Tuesday, December 4, 2012

The Debt Ceiling Game of Chicken and the Markets

As readers know, the only way the US government can really “run out of” money is if we decide to. That means our politicians have to essentially shut down the shop. After all, there is no such thing as an autonomous issuer of currency who has monopoly supply of that currency being able to not produce that currency. And since all of our debt is denominated in a currency that we can create out of thin air there is no such thing as a traditional insolvency constraint (as in not being able to make a debt payment). So, aside from the other ridiculous reasons for a debt ceiling, the most glaring should be the one that is the most obvious (and the one that escapes most people).

Of course, that hasn’t stopped the political grandstanding in the last few weeks. Lord forbid we waste another perfectly good crisis (since the politicians sure wasted the last one). But what’s so sad about all of this is that the markets are getting truly nervous by this grandstanding. In other words, it’s starting to have a broader impact than just in the halls of Washington.

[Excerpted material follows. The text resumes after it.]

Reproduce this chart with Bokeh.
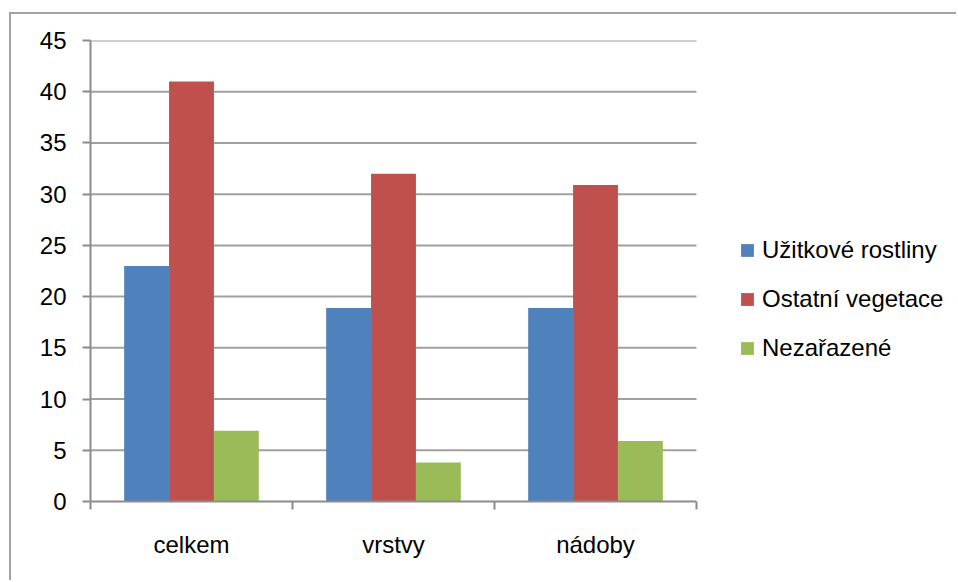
from bokeh.plotting import figure
from bokeh.models import Range1d, FixedTicker, Legend, LegendItem
from bokeh.embed import file_html
from bokeh.resources import INLINE

categories = ["celkem", "vrstvy", "nádoby"]
series_names = ["Užitkové rostliny", "Ostatní vegetace", "Nezařazené"]
uzitkove = [23, 18.9, 18.9]
ostatni = [41, 32, 30.9]
nezarazene = [6.9, 3.8, 5.9]
y_ticks = [0, 5, 10, 15, 20, 25, 30, 35, 40, 45]
colors = ["#4F81BD", "#C0504D", "#9BBB59"]

FONT = "Liberation Sans"
FS = "24px"

ncat = len(categories)
# frame spans the whole right side; the category area takes 606 of 868 px
x_end = ncat * 868 / 606

p = figure(width=947, height=568, x_range=Range1d(0, x_end), y_range=Range1d(0, 45),
           output_backend="svg", toolbar_location=None,
           min_border_left=79, min_border_right=0, min_border_top=26, min_border_bottom=81)
p.styles = {"margin-left": "9px", "margin-top": "12px",
            "border-left": "2px solid #a3a3a3", "border-top": "2px solid #a3a3a3"}
p.outline_line_color = None
p.background_fill_color = "white"
p.border_fill_color = "white"

# horizontal gridlines limited to the category area
grid_y = y_ticks[1:]
p.segment(x0=[0] * len(grid_y), x1=[ncat] * len(grid_y), y0=grid_y, y1=grid_y,
          line_color="#a0a0a0", line_width=2)

series = [uzitkove, ostatni, nezarazene]
bw = 2 / 9
offsets = [-bw, 0, bw]
renderers = []
for vals, off, col in zip(series, offsets, colors):
    xs = [i + 0.5 + off for i in range(ncat)]
    r = p.vbar(x=xs, top=vals, width=bw, bottom=0, fill_color=col, line_color=None)
    renderers.append(r)

# y axis
p.yaxis.ticker = FixedTicker(ticks=y_ticks)
p.yaxis.axis_line_color = "#8c8c8c"
p.yaxis.axis_line_width = 2
p.yaxis.major_tick_line_color = "#8c8c8c"
p.yaxis.major_tick_line_width = 2
p.yaxis.major_tick_out = 8
p.yaxis.major_tick_in = 0
p.yaxis.minor_tick_line_color = None
p.yaxis.major_label_standoff = 16
p.yaxis.major_label_text_font = FONT
p.yaxis.major_label_text_font_size = FS
p.yaxis.major_label_text_color = "black"

# x axis: labels at centers, ticks at boundaries (minor)
centers = [i + 0.5 for i in range(ncat)]
bounds = [i for i in range(ncat + 1)]
p.xaxis.ticker = FixedTicker(ticks=centers, minor_ticks=bounds)
p.xaxis.bounds = (0, ncat)
p.xaxis.major_label_overrides = {c: lab for c, lab in zip(centers, categories)}
p.xaxis.axis_line_color = "#8c8c8c"
p.xaxis.axis_line_width = 2
p.xaxis.major_tick_line_color = None
p.xaxis.major_tick_out = 0
p.xaxis.major_tick_in = 0
p.xaxis.minor_tick_line_color = "#8c8c8c"
p.xaxis.minor_tick_line_width = 2
p.xaxis.minor_tick_out = 8
p.xaxis.minor_tick_in = 0
p.xaxis.major_label_standoff = 21
p.xaxis.major_label_text_font = FONT
p.xaxis.major_label_text_font_size = FS
p.xaxis.major_label_text_color = "black"

p.xgrid.grid_line_color = None
p.ygrid.grid_line_color = None

legend = Legend(items=[LegendItem(label=n, renderers=[r]) for n, r in zip(series_names, renderers)],
                location=(649, 139))
legend.label_text_font = FONT
legend.label_text_font_size = FS
legend.label_text_color = "black"
legend.glyph_width = 16
legend.glyph_height = 16
legend.label_standoff = 7
legend.spacing = 21
legend.padding = 0
legend.margin = 0
legend.border_line_color = None
legend.background_fill_alpha = 0
p.add_layout(legend, "center")

open("out.html", "w").write(file_html(p, INLINE))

Equity futures are dipping 1% Sunday evening on the news that the debt ceiling debates are at an impasse. Now, I still have little doubt that a deal will be reached and we’ll all look back at this and just shake our heads, but if this episode doesn’t provide proof of the reasons why this rule shouldn’t exist then I won’t know what else could. The entire debate is beyond ridiculous. It’s Washington at its absolute worst.